Shop of the Month

Top Rocker Tattoo

Top Rocker Tattoo is not your typical tattoo shop — fact is, they don’t think of themselves as a “tattoo shop” at all.

As soon as walk through the door, you feel a uniquely creative vibe. It’s a bright, vibrant space, and instead of being covered with flash, the walls are decorated with artwork that the staff has created — some of the canvases are up to six feet tall.

“That’s what separates us from your typical tattoo shop — we’re a ‘studio’ and art gallery,” says owner and tattoo artist Ernie ‘’SerV One” Rojas.

Rojas opened Top Rocker not only as a working studio where he and his fellow artists could further their craft in an independent yet supportive environment, but also a place that would dispel some of the foreboding misconceptions about tattooing and open the eyes of uninitiated to a limitless artistic culture.

“When my guys aren’t tattooing, we’re constantly creating, whether it be drawing, painting or designing a logo or mural. I wanted to let people know that this is really a creative place,” Rojas says.

Joining Rojas are tattooers Tommy Robertson, Mister Rick and Duck Jones, and cosmetic tattooer and shop manager Fallon ‘FalMcK’ McKay — together, they represent more than 75 years of body art experience. It’s not wonder that as they celebrate their 10-year anniversary, Top Rocker has earned a reputation for custom tattooing, specializing in everything from cover-ups to microblading. Actually, they don’t specialize at all — there isn’t a style of artwork their artists can’t produce.

“Every day and every time that we have the opportunity, we’re trying to educate our clients about what it is we can do for them,” Rojas says. “Other places might just slap something on somebody —- here, from the time the client walks in the door to the time they leave, they’re being taken care of.”

For every amazing tattoo that leaves Top Rocker, a bad one comes in. Fixing regrets is a skill that these artists have turned into an art form all its own. And the outcomes are more than skin deep. Customers not only want to hide their awful tattoos, but to transform ones that represent negative experiences in their lives — like the girl whose boyfriend scratched a swastika on her hand without her realizing the hateful connotation.

Rojas covered the symbol with a rose, which he says helped the young lady “blossom into an amazing person.”

“I’ve covered up some really clean work too, but it’s not always about the image itself,” Rojas adds. “One of the most difficult things about a coverup is to make this person, that has been stained, put their trust in me.”

Gaining that rapport, Rojas explains, comes from showing genuine interest in the client and excitement about the vision for the new piece of art. There’s also the friendly, non-threatening vibe given off by the studio and staff that helps to put people at ease.

Technically speaking, Rojas draws from his background in Japanese-inspired tattoos which “flow on the body like armor.” Placement goes side by side with taking into consideration spacing, and whether than coverup needs to be a stand alone piece or whether there are existing elements or other tattoos that can be connected into a larger cohesive design.

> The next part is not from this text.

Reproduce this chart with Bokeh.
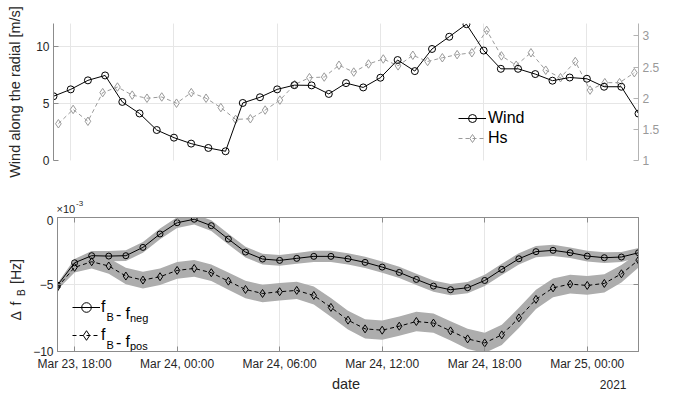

“I try to put as much detail of the new image into the negative spaces of the existing tattoo because that tricks the eye,” Rojas says. “Also, we have amazing inks now that allow you to put virtually any color over old black.”

“One of my greatest satisfactions is to successfully cover something that was causing the person to be unhappy,” Rojas says. “When the client gets up from the station, where they’ve been sitting for six to seven hours, and they walk over to the mirror, the look of relief and satisfaction that they have, is the greatest thing.”

And knowing that they’ve been successful with coverups, gives the tattooers at Top Rocker the confidence to evolve and refine their art.

“If we can handle coverups, which are the hardest things in the industry to do, we can definitely cover every other style of tattooing be it traditional Americana, traditional Japanese, Chicano black and gray, portraits or color realism — basically anything,” Rojas says.

“I wake up every morning with the joy in knowing that we’re going to make somebody feel good about themselves wearing something that we’ve created.”